### Exercise prompt
The data below should be printed in full, exactly, and without any of its images.

### Data
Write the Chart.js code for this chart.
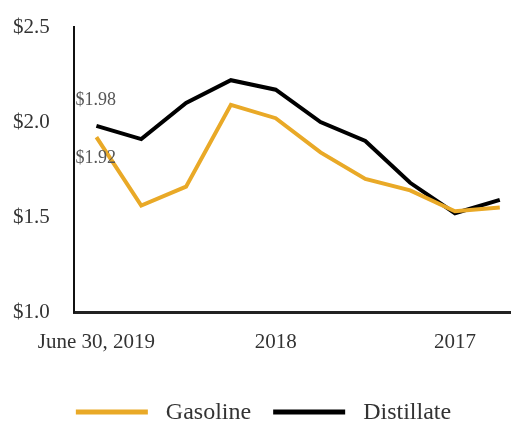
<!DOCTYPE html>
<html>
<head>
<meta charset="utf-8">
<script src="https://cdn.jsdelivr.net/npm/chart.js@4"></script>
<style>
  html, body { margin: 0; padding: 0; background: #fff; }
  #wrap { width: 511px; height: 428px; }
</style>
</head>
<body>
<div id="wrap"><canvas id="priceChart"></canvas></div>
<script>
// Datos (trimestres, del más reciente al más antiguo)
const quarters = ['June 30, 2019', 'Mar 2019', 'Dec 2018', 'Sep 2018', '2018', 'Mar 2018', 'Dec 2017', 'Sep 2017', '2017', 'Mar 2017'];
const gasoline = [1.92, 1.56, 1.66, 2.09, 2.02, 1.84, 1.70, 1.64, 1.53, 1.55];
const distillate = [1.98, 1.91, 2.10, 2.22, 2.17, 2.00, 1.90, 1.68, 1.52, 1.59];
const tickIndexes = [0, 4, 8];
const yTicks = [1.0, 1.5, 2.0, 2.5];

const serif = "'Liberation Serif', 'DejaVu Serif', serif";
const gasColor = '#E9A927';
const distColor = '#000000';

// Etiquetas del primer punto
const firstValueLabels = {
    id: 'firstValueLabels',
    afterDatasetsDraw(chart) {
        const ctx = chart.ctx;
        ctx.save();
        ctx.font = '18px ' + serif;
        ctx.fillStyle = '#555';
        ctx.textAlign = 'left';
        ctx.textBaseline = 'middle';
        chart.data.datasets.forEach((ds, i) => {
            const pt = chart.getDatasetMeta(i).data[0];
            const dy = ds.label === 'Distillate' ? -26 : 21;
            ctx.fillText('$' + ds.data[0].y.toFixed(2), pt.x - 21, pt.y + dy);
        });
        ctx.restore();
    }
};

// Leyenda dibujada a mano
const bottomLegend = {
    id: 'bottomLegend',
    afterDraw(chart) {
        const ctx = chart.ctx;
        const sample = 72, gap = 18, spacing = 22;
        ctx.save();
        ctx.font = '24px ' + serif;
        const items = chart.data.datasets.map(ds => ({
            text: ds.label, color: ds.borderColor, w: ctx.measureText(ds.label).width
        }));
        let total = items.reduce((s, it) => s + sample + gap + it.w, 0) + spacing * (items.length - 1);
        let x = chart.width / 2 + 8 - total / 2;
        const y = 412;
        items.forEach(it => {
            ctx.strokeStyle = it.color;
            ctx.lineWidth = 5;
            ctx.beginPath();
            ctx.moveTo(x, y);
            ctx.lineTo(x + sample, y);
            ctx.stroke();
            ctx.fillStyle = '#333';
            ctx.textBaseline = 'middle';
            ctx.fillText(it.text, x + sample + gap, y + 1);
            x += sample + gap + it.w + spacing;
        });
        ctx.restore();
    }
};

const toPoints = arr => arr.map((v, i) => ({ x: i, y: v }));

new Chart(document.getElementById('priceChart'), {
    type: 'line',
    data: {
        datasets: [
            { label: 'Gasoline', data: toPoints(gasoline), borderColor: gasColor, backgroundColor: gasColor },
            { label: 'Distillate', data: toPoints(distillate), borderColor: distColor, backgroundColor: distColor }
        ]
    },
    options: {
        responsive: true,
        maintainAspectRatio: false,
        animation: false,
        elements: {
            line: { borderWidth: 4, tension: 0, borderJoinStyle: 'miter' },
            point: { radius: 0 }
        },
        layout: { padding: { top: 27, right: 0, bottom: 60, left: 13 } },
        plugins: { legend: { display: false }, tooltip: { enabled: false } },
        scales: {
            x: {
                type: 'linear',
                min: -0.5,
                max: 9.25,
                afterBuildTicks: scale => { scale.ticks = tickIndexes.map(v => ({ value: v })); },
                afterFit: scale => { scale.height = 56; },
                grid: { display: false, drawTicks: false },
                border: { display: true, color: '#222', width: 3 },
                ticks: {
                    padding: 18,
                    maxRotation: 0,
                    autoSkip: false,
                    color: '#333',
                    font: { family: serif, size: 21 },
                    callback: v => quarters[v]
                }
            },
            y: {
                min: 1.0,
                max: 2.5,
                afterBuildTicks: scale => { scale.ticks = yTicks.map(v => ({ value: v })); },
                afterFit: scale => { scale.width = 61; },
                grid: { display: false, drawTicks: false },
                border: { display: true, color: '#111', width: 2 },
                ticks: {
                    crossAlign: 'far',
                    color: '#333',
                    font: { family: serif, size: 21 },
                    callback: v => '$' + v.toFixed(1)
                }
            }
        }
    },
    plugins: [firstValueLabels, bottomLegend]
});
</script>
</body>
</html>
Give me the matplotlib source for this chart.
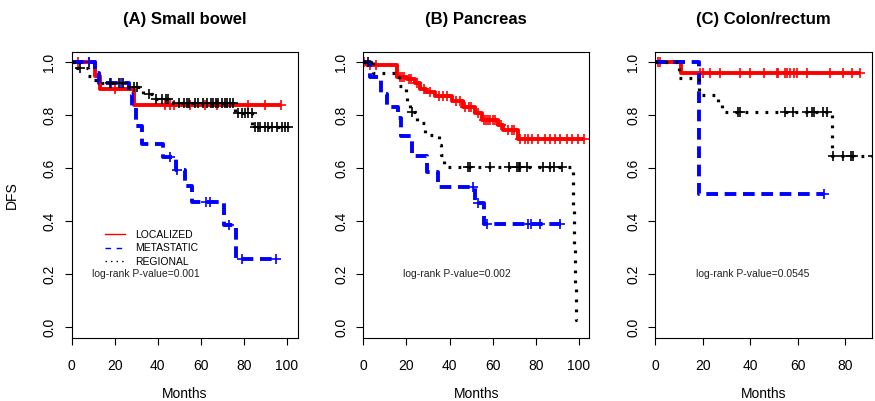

### Final answer
Write the Chart.js code for this chart.
<!DOCTYPE html>
<html>
<head>
<meta charset="utf-8">
<script src="https://cdn.jsdelivr.net/npm/chart.js@4"></script>
<style>
  html, body { margin: 0; padding: 0; background: #fff; }
  #wrap { width: 511px; height: 428px; }
</style>
</head>
<body>
<div id="wrap"><canvas id="priceChart"></canvas></div>
<script>
// Datos (trimestres, del más reciente al más antiguo)
const quarters = ['June 30, 2019', 'Mar 2019', 'Dec 2018', 'Sep 2018', '2018', 'Mar 2018', 'Dec 2017', 'Sep 2017', '2017', 'Mar 2017'];
const gasoline = [1.92, 1.56, 1.66, 2.09, 2.02, 1.84, 1.70, 1.64, 1.53, 1.55];
const distillate = [1.98, 1.91, 2.10, 2.22, 2.17, 2.00, 1.90, 1.68, 1.52, 1.59];
const tickIndexes = [0, 4, 8];
const yTicks = [1.0, 1.5, 2.0, 2.5];

const serif = "'Liberation Serif', 'DejaVu Serif', serif";
const gasColor = '#E9A927';
const distColor = '#000000';

// Etiquetas del primer punto
const firstValueLabels = {
    id: 'firstValueLabels',
    afterDatasetsDraw(chart) {
        const ctx = chart.ctx;
        ctx.save();
        ctx.font = '18px ' + serif;
        ctx.fillStyle = '#555';
        ctx.textAlign = 'left';
        ctx.textBaseline = 'middle';
        chart.data.datasets.forEach((ds, i) => {
            const pt = chart.getDatasetMeta(i).data[0];
            const dy = ds.label === 'Distillate' ? -26 : 21;
            ctx.fillText('$' + ds.data[0].y.toFixed(2), pt.x - 21, pt.y + dy);
        });
        ctx.restore();
    }
};

// Leyenda dibujada a mano
const bottomLegend = {
    id: 'bottomLegend',
    afterDraw(chart) {
        const ctx = chart.ctx;
        const sample = 72, gap = 18, spacing = 22;
        ctx.save();
        ctx.font = '24px ' + serif;
        const items = chart.data.datasets.map(ds => ({
            text: ds.label, color: ds.borderColor, w: ctx.measureText(ds.label).width
        }));
        let total = items.reduce((s, it) => s + sample + gap + it.w, 0) + spacing * (items.length - 1);
        let x = chart.width / 2 + 8 - total / 2;
        const y = 412;
        items.forEach(it => {
            ctx.strokeStyle = it.color;
            ctx.lineWidth = 5;
            ctx.beginPath();
            ctx.moveTo(x, y);
            ctx.lineTo(x + sample, y);
            ctx.stroke();
            ctx.fillStyle = '#333';
            ctx.textBaseline = 'middle';
            ctx.fillText(it.text, x + sample + gap, y + 1);
            x += sample + gap + it.w + spacing;
        });
        ctx.restore();
    }
};

const toPoints = arr => arr.map((v, i) => ({ x: i, y: v }));

new Chart(document.getElementById('priceChart'), {
    type: 'line',
    data: {
        datasets: [
            { label: 'Gasoline', data: toPoints(gasoline), borderColor: gasColor, backgroundColor: gasColor },
            { label: 'Distillate', data: toPoints(distillate), borderColor: distColor, backgroundColor: distColor }
        ]
    },
    options: {
        responsive: true,
        maintainAspectRatio: false,
        animation: false,
        elements: {
            line: { borderWidth: 4, tension: 0, borderJoinStyle: 'miter' },
            point: { radius: 0 }
        },
        layout: { padding: { top: 27, right: 0, bottom: 60, left: 13 } },
        plugins: { legend: { display: false }, tooltip: { enabled: false } },
        scales: {
            x: {
                type: 'linear',
                min: -0.5,
                max: 9.25,
                afterBuildTicks: scale => { scale.ticks = tickIndexes.map(v => ({ value: v })); },
                afterFit: scale => { scale.height = 56; },
                grid: { display: false, drawTicks: false },
                border: { display: true, color: '#222', width: 3 },
                ticks: {
                    padding: 18,
                    maxRotation: 0,
                    autoSkip: false,
                    color: '#333',
                    font: { family: serif, size: 21 },
                    callback: v => quarters[v]
                }
            },
            y: {
                min: 1.0,
                max: 2.5,
                afterBuildTicks: scale => { scale.ticks = yTicks.map(v => ({ value: v })); },
                afterFit: scale => { scale.width = 61; },
                grid: { display: false, drawTicks: false },
                border: { display: true, color: '#111', width: 2 },
                ticks: {
                    crossAlign: 'far',
                    color: '#333',
                    font: { family: serif, size: 21 },
                    callback: v => '$' + v.toFixed(1)
                }
            }
        }
    },
    plugins: [firstValueLabels, bottomLegend]
});
</script>
</body>
</html>
Give me the matplotlib source for this chart.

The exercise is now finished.